In het oecumenedocument van het tweede Vaticaans concilie (1962-1965) wordt wel verwezen naar de „afgescheiden kerken”, die door de Geest worden gebruikt als „heilsmiddelen”, maar er staat bij dat deze heilsmiddelen hun kracht ontlenen aan de volheid van genade en waarheid, die aan de Rooms-Katholieke Kerk is toevertrouwd. „De Geest wordt door katholieken nu eenmaal stelliger met de Katholieke Kerk en haar hiërarchie verbonden geacht dan lutheranen en andere protestanten vermogen te accepteren.”
Dr. Henk Bakker belichtte als baptistentheoloog de thematiek vanuit de „congregationalistische” traditie, die geen centraal gezag kent. „Iedere legitimatie van wat apostolisch is, gaat terug op het grondparadigma van de geschiedenis van de apostelen, namelijk het Evangelie. Een apostolische kerk is verder ook trouw aan het Evangelie als zij de Schrift de wereld in brengt. Zo is zij ”apostolisch”, letterlijk vertaald: aan uitzenden gerelateerd.”
Er wordt in de kerk wel verder gebouwd op het fundament van de apostelen en profeten uit de tijd van Jezus, maar de concrete uitdrukking van het apostolisch gezag is historisch gezien beslist „eenmalig en onherhaalbaar”, aldus dr.

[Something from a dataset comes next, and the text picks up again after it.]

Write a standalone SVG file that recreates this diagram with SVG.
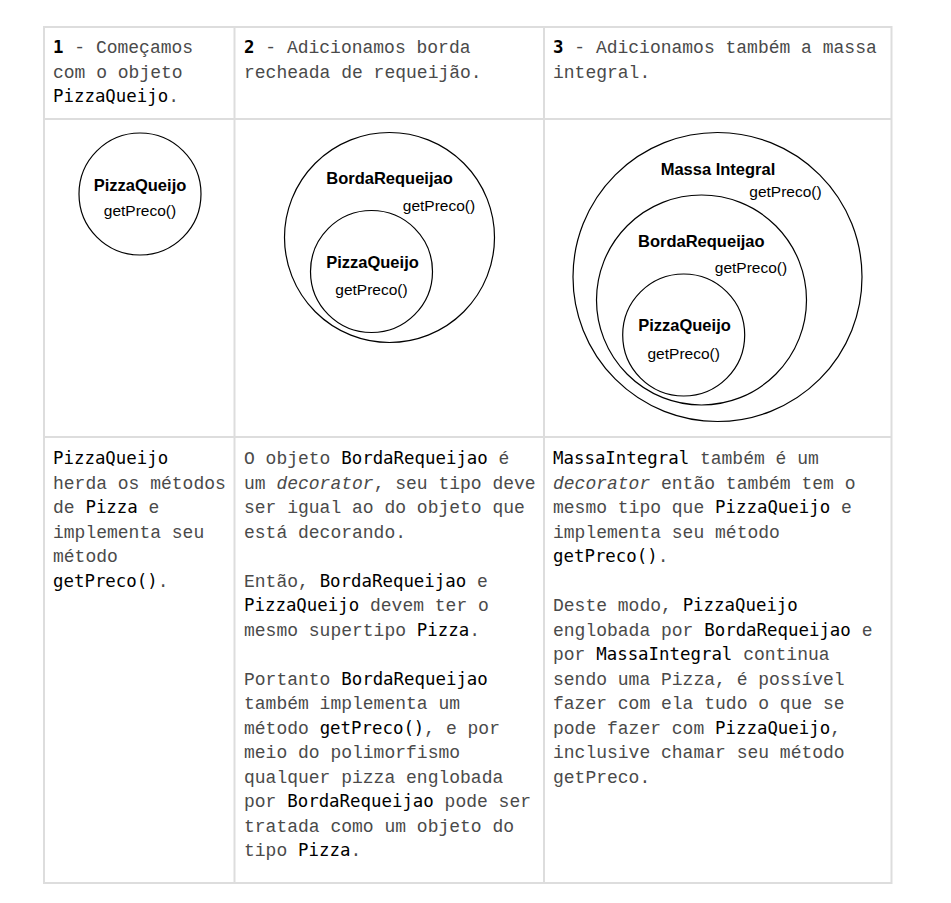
<svg xmlns="http://www.w3.org/2000/svg" width="951" height="903" viewBox="0 0 951 903">
<style>
.grid{stroke:#dddddd;stroke-width:2;fill:none}
.p{font-family:"Liberation Mono","Courier New",monospace;font-size:18px;fill:#4a4a4a}
.c{font-family:"DejaVu Sans Mono",monospace;font-size:17.4px;fill:#000000}
.b{font-weight:bold}
.i{font-style:italic}
.ring{fill:none;stroke:#000000;stroke-width:1.2}
.lb{font-family:"Liberation Sans",Arial,sans-serif;font-size:16.5px;font-weight:bold;text-anchor:middle;fill:#000000}
.lm{font-family:"Liberation Sans",Arial,sans-serif;font-size:15.5px;text-anchor:middle;fill:#000000}
</style>
<rect width="951" height="903" fill="#ffffff"/>
<g id="table">
<rect class="grid" x="44" y="27" width="847.5" height="856"/>
<line class="grid" x1="234.5" y1="27" x2="234.5" y2="883"/>
<line class="grid" x1="544" y1="27" x2="544" y2="883"/>
<line class="grid" x1="44" y1="119" x2="891.5" y2="119"/>
<line class="grid" x1="44" y1="437" x2="891.5" y2="437"/>
</g>
<g id="header1">
<text class="p" x="53" y="53"><tspan class="c b">1</tspan> - Começamos</text>
<text class="p" x="53" y="77.5">com o objeto</text>
<text class="p" x="53" y="102"><tspan class="c">PizzaQueijo</tspan>.</text>
</g>
<g id="header2">
<text class="p" x="244" y="53"><tspan class="c b">2</tspan> - Adicionamos borda</text>
<text class="p" x="244" y="77.5">recheada de requeijão.</text>
</g>
<g id="header3">
<text class="p" x="553" y="53"><tspan class="c b">3</tspan> - Adicionamos também a massa</text>
<text class="p" x="553" y="77.5">integral.</text>
</g>
<g id="step1-pizza">
<circle class="ring" cx="140" cy="194" r="61"/>
<text class="lb" x="140" y="190.5">PizzaQueijo</text>
<text class="lm" x="140" y="216">getPreco()</text>
</g>
<g id="step2-borda">
<circle class="ring" cx="389.5" cy="237.5" r="105"/>
<text class="lb" x="389.5" y="184">BordaRequeijao</text>
<text class="lm" x="439" y="210.5">getPreco()</text>
</g>
<g id="step2-pizza">
<circle class="ring" cx="371.5" cy="271.5" r="61"/>
<text class="lb" x="372.5" y="267.5">PizzaQueijo</text>
<text class="lm" x="371.5" y="295">getPreco()</text>
</g>
<g id="step3-massa">
<circle class="ring" cx="717.5" cy="277" r="144.5"/>
<text class="lb" x="718" y="174.5">Massa Integral</text>
<text class="lm" x="785.5" y="197">getPreco()</text>
</g>
<g id="step3-borda">
<circle class="ring" cx="701.5" cy="300" r="105"/>
<text class="lb" x="701.3" y="246.5">BordaRequeijao</text>
<text class="lm" x="751" y="273">getPreco()</text>
</g>
<g id="step3-pizza">
<circle class="ring" cx="683.7" cy="335" r="61"/>
<text class="lb" x="684.5" y="331">PizzaQueijo</text>
<text class="lm" x="683.7" y="359">getPreco()</text>
</g>
<g id="connectors"/>
<g id="desc1">
<text class="p" x="53" y="464"><tspan class="c">PizzaQueijo</tspan></text>
<text class="p" x="53" y="488.5">herda os métodos</text>
<text class="p" x="53" y="513">de <tspan class="c">Pizza</tspan> e</text>
<text class="p" x="53" y="537.5">implementa seu</text>
<text class="p" x="53" y="562">método</text>
<text class="p" x="53" y="586.5"><tspan class="c">getPreco()</tspan>.</text>
</g>
<g id="desc2">
<text class="p" x="244" y="464">O objeto <tspan class="c">BordaRequeijao</tspan> é</text>
<text class="p" x="244" y="488.5">um <tspan class="i">decorator</tspan>, seu tipo deve</text>
<text class="p" x="244" y="513">ser igual ao do objeto que</text>
<text class="p" x="244" y="537.5">está decorando.</text>
<text class="p" x="244" y="586.5">Então, <tspan class="c">BordaRequeijao</tspan> e</text>
<text class="p" x="244" y="611"><tspan class="c">PizzaQueijo</tspan> devem ter o</text>
<text class="p" x="244" y="635.5">mesmo supertipo <tspan class="c">Pizza</tspan>.</text>
<text class="p" x="244" y="684.5">Portanto <tspan class="c">BordaRequeijao</tspan></text>
<text class="p" x="244" y="709">também implementa um</text>
<text class="p" x="244" y="733.5">método <tspan class="c">getPreco()</tspan>, e por</text>
<text class="p" x="244" y="758">meio do polimorfismo</text>
<text class="p" x="244" y="782.5">qualquer pizza englobada</text>
<text class="p" x="244" y="807">por <tspan class="c">BordaRequeijao</tspan> pode ser</text>
<text class="p" x="244" y="831.5">tratada como um objeto do</text>
<text class="p" x="244" y="856">tipo <tspan class="c">Pizza</tspan>.</text>
</g>
<g id="desc3">
<text class="p" x="553" y="464"><tspan class="c">MassaIntegral</tspan> também é um</text>
<text class="p" x="553" y="488.5"><tspan class="i">decorator</tspan> então também tem o</text>
<text class="p" x="553" y="513">mesmo tipo que <tspan class="c">PizzaQueijo</tspan> e</text>
<text class="p" x="553" y="537.5">implementa seu método</text>
<text class="p" x="553" y="562"><tspan class="c">getPreco()</tspan>.</text>
<text class="p" x="553" y="611">Deste modo, <tspan class="c">PizzaQueijo</tspan></text>
<text class="p" x="553" y="635.5">englobada por <tspan class="c">BordaRequeijao</tspan> e</text>
<text class="p" x="553" y="660">por <tspan class="c">MassaIntegral</tspan> continua</text>
<text class="p" x="553" y="684.5">sendo uma Pizza, é possível</text>
<text class="p" x="553" y="709">fazer com ela tudo o que se</text>
<text class="p" x="553" y="733.5">pode fazer com <tspan class="c">PizzaQueijo</tspan>,</text>
<text class="p" x="553" y="758">inclusive chamar seu método</text>
<text class="p" x="553" y="782.5">getPreco.</text>
</g>
</svg>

Bakker. „Het is vanuit de historische eenmaligheid van apostoliciteit dat wij in de kerk de apostoliciteit in voortgezette vorm niet meer terugvinden, maar wel het Evangelie en de zending. Alle gelovigen zijn medeverantwoordelijk voor de verkondiging van het Evangelie en het reilen en zeilen van het kerkelijke leven.”
Dr. Margriet Gosker, protestants predikant in Boxmeer, stelde vragen bij de grote nadruk op de mannelijkheid van de twaalf apostelen. „Dat Jezus mannen, Joodse mannen, tot Zijn apostelen koos is buiten twijfel. Mijn punt is dat niet alleen hun apostelschap, maar ook hun mannelijkheid in later tijd theologisch zo werd uitgewerkt dat aan vrouwen de toegang tot het apostolisch ambt kon worden ontzegd.”
Prof. dr. Markus Matthias (Utrecht) wees erop dat het Duitse woord ”ambt” steeds betrekking heeft op een persoon die „dient.” „Bij Luther gaat het bij het ambt om de concrete dienst in de kerk: het verkondigen en het uitreiken van de sacramenten. Ambt betekent vervolgens ook een institutie, maar slechts van menselijk recht: daar waar meerdere mensen bij elkaar komen en een samenleving vormen.”
Er is volgens dr. Matthias geen wezenlijk verschil tussen het algemeen priesterschap der gelovigen en het geordineerde ambt. „Waar je geen vertrouwen ten opzichte van het ambt van het Woord meer opbrengt, daar worden formele, uiterlijke structuren van gezag belangrijk. Het institutionele ambt is slechts een logisch gevolg van het feit dat iedereen hetzelfde mandaat heeft. Maar om te voorkomen dat allen door elkaar praten, is het voor de goede orde nodig iemand te mandateren die het mandaat van allen uitoefent.”